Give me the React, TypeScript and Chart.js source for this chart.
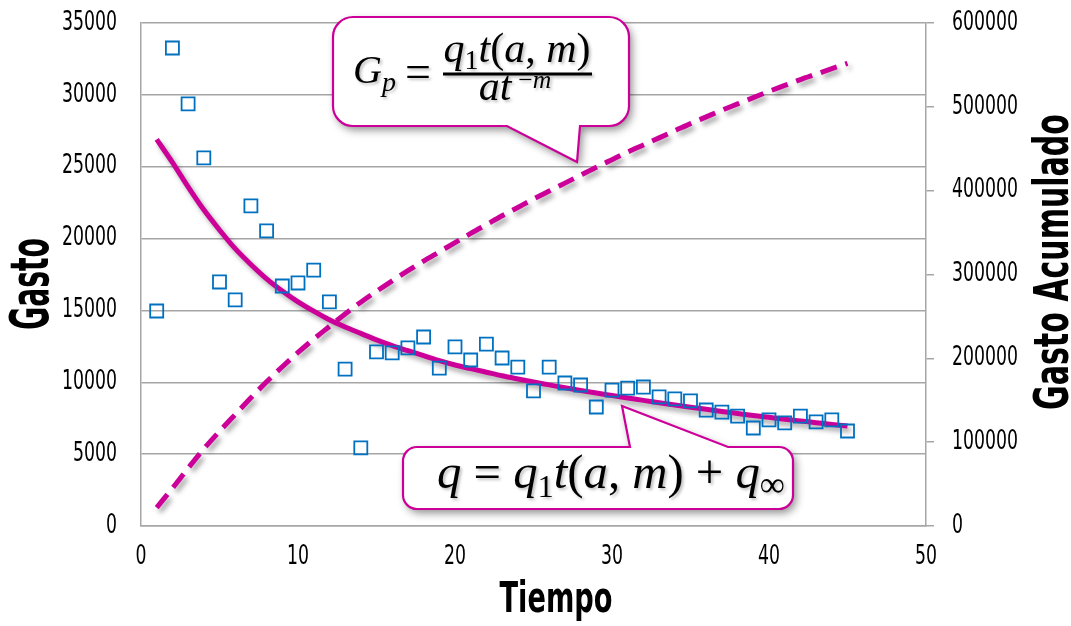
import React, { useEffect, useRef } from 'react';
import { Chart, registerables } from 'chart.js';

Chart.register(...registerables);

// ---------- data ----------
const tiempo = [1, 2, 3, 4, 5, 6, 7, 8, 9, 10, 11, 12, 13, 14, 15, 16, 17, 18, 19, 20, 21, 22, 23, 24, 25, 26, 27, 28, 29, 30, 31, 32, 33, 34, 35, 36, 37, 38, 39, 40, 41, 42, 43, 44, 45];

const gastoObservado = [14960, 33260, 29370, 25610, 16980, 15730, 22270, 20530, 16700, 16910, 17810, 15590, 10920, 5430, 12110, 12040, 12390, 13150, 10990, 12460, 11550, 12660, 11690, 11060, 9400, 11060, 9950, 9810, 8280, 9460, 9600, 9670, 8980, 8840, 8700, 8070, 7930, 7650, 6820, 7380, 7170, 7650, 7240, 7380, 6610];

const gastoModelo = [26900, 25300, 23600, 22000, 20600, 19300, 18200, 17200, 16350, 15600, 14950, 14350, 13850, 13400, 12950, 12550, 12200, 11850, 11500, 11200, 10950, 10700, 10450, 10230, 10020, 9820, 9620, 9430, 9250, 9080, 8910, 8740, 8580, 8420, 8270, 8120, 7970, 7830, 7690, 7560, 7430, 7310, 7190, 7070, 6960];

const gastoAcumulado = [22000, 45000, 69000, 92000, 113000, 133000, 153000, 172000, 190000, 207000, 223000, 238000, 253000, 267000, 280000, 292500, 304500, 316000, 327000, 338000, 349000, 359500, 370000, 380000, 390000, 399500, 409000, 418500, 428000, 437000, 446000, 454500, 463000, 471500, 480000, 488000, 496000, 503500, 511000, 518500, 525500, 532500, 539000, 545500, 552000];

const xRange = [0, 50];
const xStep = 10;
const yLeftRange = [0, 35000];
const yLeftStep = 5000;
const yRightRange = [0, 600000];
const yRightStep = 100000;

const tituloX = 'Tiempo';
const tituloYIzq = 'Gasto';
const tituloYDer = 'Gasto Acumulado';

// ---------- styles ----------
const MAGENTA = '#CC0099';
const BLUE = '#0070C0';
const GRID = '#A6A6A6';
const NARROW = "'Liberation Sans Narrow', 'DejaVu Sans Condensed', 'Arial Narrow', sans-serif";
const SERIF = "'Liberation Serif', 'DejaVu Serif', serif";
const TICK_FONT = `26px ${NARROW}`;
const DIGIT_W = 11; // target width of one digit in tick labels

type Run = { t: string; i?: boolean; s: number; dy?: number };

function runFont(r: Run, k: number) {
  return `${r.i ? 'italic ' : ''}${r.s * k}px ${SERIF}`;
}
function runsWidth(ctx: CanvasRenderingContext2D, runs: Run[], k: number) {
  let w = 0;
  for (const r of runs) {
    ctx.font = runFont(r, k);
    w += ctx.measureText(r.t).width;
  }
  return w;
}
function drawRuns(ctx: CanvasRenderingContext2D, runs: Run[], x: number, y: number, k: number) {
  let cx = x;
  ctx.textAlign = 'left';
  ctx.textBaseline = 'alphabetic';
  for (const r of runs) {
    ctx.font = runFont(r, k);
    ctx.fillText(r.t, cx, y + (r.dy || 0) * k);
    cx += ctx.measureText(r.t).width;
  }
}

function drawStretched(ctx: CanvasRenderingContext2D, text: string, x: number, y: number, angle: number, font: string, target: number) {
  ctx.save();
  ctx.font = font;
  const w = ctx.measureText(text).width;
  ctx.translate(x, y);
  ctx.rotate(angle);
  ctx.scale(target / w, 1);
  ctx.textAlign = 'center';
  ctx.textBaseline = 'alphabetic';
  ctx.fillStyle = '#000';
  ctx.fillText(text, 0, 0);
  ctx.restore();
}

function drawTick(ctx: CanvasRenderingContext2D, text: string, x: number, y: number, align: 'left' | 'right' | 'center') {
  ctx.save();
  ctx.font = TICK_FONT;
  const sx = DIGIT_W / ctx.measureText('0').width;
  const w = ctx.measureText(text).width * sx;
  let left = x;
  if (align === 'right') left = x - w;
  if (align === 'center') left = x - w / 2;
  ctx.translate(left, y);
  ctx.scale(sx, 1);
  ctx.textAlign = 'left';
  ctx.textBaseline = 'middle';
  ctx.fillStyle = '#000';
  ctx.fillText(text, 0, 0);
  ctx.restore();
}

function calloutShape(ctx: CanvasRenderingContext2D, build: () => void) {
  ctx.save();
  ctx.shadowColor = 'rgba(0,0,0,0.45)';
  ctx.shadowBlur = 8;
  ctx.shadowOffsetX = 3;
  ctx.shadowOffsetY = 4;
  ctx.fillStyle = '#fff';
  build();
  ctx.fill();
  ctx.shadowColor = 'transparent';
  ctx.strokeStyle = MAGENTA;
  ctx.lineWidth = 2.2;
  ctx.lineJoin = 'miter';
  ctx.stroke();
  ctx.restore();
}

const bgPlugin = {
  id: 'bg',
  beforeDraw(chart: any) {
    const c = chart.ctx;
    c.save();
    c.fillStyle = '#fff';
    c.fillRect(0, 0, chart.width, chart.height);
    c.restore();
  },
};

const shadowPlugin = {
  id: 'lineShadow',
  beforeDatasetDraw(chart: any, args: any) {
    const ds = chart.data.datasets[args.index];
    if (ds.shadow) {
      const c = chart.ctx;
      c.save();
      c.shadowColor = 'rgba(0,0,0,0.35)';
      c.shadowBlur = 5;
      c.shadowOffsetX = 3;
      c.shadowOffsetY = 4;
    }
  },
  afterDatasetDraw(chart: any, args: any) {
    const ds = chart.data.datasets[args.index];
    if (ds.shadow) chart.ctx.restore();
  },
};

const overlayPlugin = {
  id: 'overlay',
  afterDraw(chart: any) {
    const ctx: CanvasRenderingContext2D = chart.ctx;
    const { x, y, y2 } = chart.scales;
    // tick labels (narrow)
    for (const t of y.ticks) drawTick(ctx, String(t.value), y.right - 24, y.getPixelForValue(t.value), 'right');
    for (const t of y2.ticks) drawTick(ctx, String(t.value), y2.left + 26, y2.getPixelForValue(t.value), 'left');
    for (const t of x.ticks) drawTick(ctx, String(t.value), x.getPixelForValue(t.value), x.top + 31, 'center');

    // axis titles
    drawStretched(ctx, tituloYIzq, 48, 284, -Math.PI / 2, `bold 54px ${NARROW}`, 92);
    drawStretched(ctx, tituloYDer, 1068, 262, -Math.PI / 2, `bold 48px ${NARROW}`, 296);
    drawStretched(ctx, tituloX, 556, 612, 0, `bold 42px ${NARROW}`, 113);

    // callout 1
    calloutShape(ctx, () => {
      const x0 = 333, y0 = 17, x1 = 629, y1 = 126, r = 20;
      ctx.beginPath();
      ctx.moveTo(x0 + r, y0);
      ctx.lineTo(x1 - r, y0);
      ctx.arcTo(x1, y0, x1, y0 + r, r);
      ctx.lineTo(x1, y1 - r);
      ctx.arcTo(x1, y1, x1 - r, y1, r);
      ctx.lineTo(580, y1);
      ctx.lineTo(577, 162);
      ctx.lineTo(507, y1);
      ctx.lineTo(x0 + r, y1);
      ctx.arcTo(x0, y1, x0, y1 - r, r);
      ctx.lineTo(x0, y0 + r);
      ctx.arcTo(x0, y0, x0 + r, y0, r);
      ctx.closePath();
    });
    // callout 2
    calloutShape(ctx, () => {
      const x0 = 403, y0 = 447, x1 = 793, y1 = 509, r = 14;
      ctx.beginPath();
      ctx.moveTo(x0 + r, y0);
      ctx.lineTo(630, y0);
      ctx.lineTo(622, 406);
      ctx.lineTo(728, y0);
      ctx.lineTo(x1 - r, y0);
      ctx.arcTo(x1, y0, x1, y0 + r, r);
      ctx.lineTo(x1, y1 - r);
      ctx.arcTo(x1, y1, x1 - r, y1, r);
      ctx.lineTo(x0 + r, y1);
      ctx.arcTo(x0, y1, x0, y1 - r, r);
      ctx.lineTo(x0, y0 + r);
      ctx.arcTo(x0, y0, x0 + r, y0, r);
      ctx.closePath();
    });

    ctx.save();
    ctx.fillStyle = '#000';
    ctx.shadowColor = 'rgba(0,0,0,0.25)';
    ctx.shadowBlur = 3;
    ctx.shadowOffsetX = 2;
    ctx.shadowOffsetY = 2;

    // formula 1: G_p = q1 t(a,m) / a t^-m
    const left: Run[] = [
      { t: 'G', i: true, s: 40 },
      { t: 'p', i: true, s: 28, dy: 8 },
    ];
    drawRuns(ctx, left, 353, 83, 1);
    drawRuns(ctx, [{ t: '=', s: 46 }], 405, 87, 1);
    const num: Run[] = [
      { t: 'q', i: true, s: 36 },
      { t: '1', s: 24, dy: 6 },
      { t: 't', i: true, s: 36 },
      { t: '(', s: 36 },
      { t: 'a', i: true, s: 36 },
      { t: ', ', s: 36 },
      { t: 'm', i: true, s: 36 },
      { t: ')', s: 36 },
    ];
    const den: Run[] = [
      { t: 'a', i: true, s: 36 },
      { t: 't', i: true, s: 36 },
      { t: '\u2009', s: 30 },
      { t: '\u2212', s: 22, dy: -10 },
      { t: 'm', i: true, s: 22, dy: -10 },
    ];
    const kNum = 147 / runsWidth(ctx, num, 1);
    const wNum = runsWidth(ctx, num, kNum);
    drawRuns(ctx, num, 517 - wNum / 2, 62, kNum);
    const wDen = runsWidth(ctx, den, kNum);
    drawRuns(ctx, den, 515 - wDen / 2, 100, kNum);
    ctx.fillRect(443, 72.5, 149, 3);

    // formula 2: q = q1 t(a,m) + q_inf
    const f2: Run[] = [
      { t: 'q', i: true, s: 36 },
      { t: ' = ', s: 36 },
      { t: 'q', i: true, s: 36 },
      { t: '1', s: 24, dy: 7 },
      { t: 't', i: true, s: 36 },
      { t: '(', s: 36 },
      { t: 'a', i: true, s: 36 },
      { t: ', ', s: 36 },
      { t: 'm', i: true, s: 36 },
      { t: ')', s: 36 },
      { t: ' + ', s: 36 },
      { t: 'q', i: true, s: 36 },
      { t: '\u221E', s: 26, dy: 6 },
    ];
    const k2 = 348 / runsWidth(ctx, f2, 1);
    drawRuns(ctx, f2, 437, 488, k2);
    ctx.restore();
  },
};

export default function App() {
  const ref = useRef<HTMLCanvasElement>(null);
  useEffect(() => {
    document.body.style.margin = '0';
    const canvas = ref.current!;
    const chart = new Chart(canvas, {
      type: 'line',
      data: {
        datasets: [
          {
            label: 'Gasto observado',
            data: tiempo.map((t, i) => ({ x: t, y: gastoObservado[i] })),
            yAxisID: 'y',
            showLine: false,
            pointStyle: 'rect',
            pointRadius: 9.2,
            pointHoverRadius: 9.2,
            pointBorderWidth: 1.8,
            pointBorderColor: BLUE,
            pointBackgroundColor: 'rgba(0,0,0,0)',
            borderColor: BLUE,
            order: 0,
          },
          {
            label: 'Gasto modelo',
            data: tiempo.map((t, i) => ({ x: t, y: gastoModelo[i] })),
            yAxisID: 'y',
            borderColor: MAGENTA,
            borderWidth: 5,
            pointRadius: 0,
            cubicInterpolationMode: 'monotone',
            shadow: true,
            order: 1,
          } as any,
          {
            label: 'Gasto acumulado',
            data: tiempo.map((t, i) => ({ x: t, y: gastoAcumulado[i] })),
            yAxisID: 'y2',
            borderColor: MAGENTA,
            borderWidth: 5,
            borderDash: [17, 9],
            pointRadius: 0,
            cubicInterpolationMode: 'monotone',
            shadow: true,
            order: 2,
          } as any,
        ],
      },
      options: {
        responsive: false,
        animation: false,
        layout: { padding: { top: 23, left: 0, right: 0, bottom: 0 } },
        plugins: { legend: { display: false }, tooltip: { enabled: false } },
        scales: {
          x: {
            type: 'linear',
            min: xRange[0],
            max: xRange[1],
            afterFit: (s: any) => { s.height = 100; s.paddingLeft = 0; s.paddingRight = 0; },
            ticks: {
              stepSize: xStep,
              color: 'rgba(0,0,0,0)',
              padding: 18,
              font: { family: NARROW, size: 14 },
              maxRotation: 0,
            },
            grid: { display: false, drawTicks: false },
            border: { display: true, color: GRID, width: 1.5 },
          },
          y: {
            type: 'linear',
            position: 'left',
            min: yLeftRange[0],
            max: yLeftRange[1],
            afterFit: (s: any) => { s.width = 141; s.paddingTop = 0; s.paddingBottom = 0; },
            ticks: {
              stepSize: yLeftStep,
              color: 'rgba(0,0,0,0)',
              padding: 24,
              font: { family: NARROW, size: 14 },
              callback: (v: any) => String(v),
            },
            grid: { color: GRID, lineWidth: 1.5, drawTicks: false },
            border: { display: true, color: GRID, width: 1.5 },
          },
          y2: {
            type: 'linear',
            position: 'right',
            min: yRightRange[0],
            max: yRightRange[1],
            afterFit: (s: any) => { s.width = 145; s.paddingTop = 0; s.paddingBottom = 0; },
            ticks: {
              stepSize: yRightStep,
              color: 'rgba(0,0,0,0)',
              padding: 18,
              font: { family: NARROW, size: 14 },
              callback: (v: any) => String(v),
            },
            grid: { drawOnChartArea: false, drawTicks: true, tickLength: 8, color: GRID, lineWidth: 1.5 },
            border: { display: true, color: GRID, width: 1.5 },
          },
        },
      },
      plugins: [bgPlugin, shadowPlugin, overlayPlugin],
    } as any);
    return () => chart.destroy();
  }, []);
  return (
    <div style={{ width: 1071, height: 626, background: '#fff' }}>
      <canvas ref={ref} width={1071} height={626} />
    </div>
  );
}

Task details:
Restate only the lines running from the start of the material above through the line containing "43, 44, 45];", ends included. No pictures.

Written solution:
Give me the React, TypeScript and Chart.js source for this chart.
import React, { useEffect, useRef } from 'react';
import { Chart, registerables } from 'chart.js';

Chart.register(...registerables);

// ---------- data ----------
const tiempo = [1, 2, 3, 4, 5, 6, 7, 8, 9, 10, 11, 12, 13, 14, 15, 16, 17, 18, 19, 20, 21, 22, 23, 24, 25, 26, 27, 28, 29, 30, 31, 32, 33, 34, 35, 36, 37, 38, 39, 40, 41, 42, 43, 44, 45];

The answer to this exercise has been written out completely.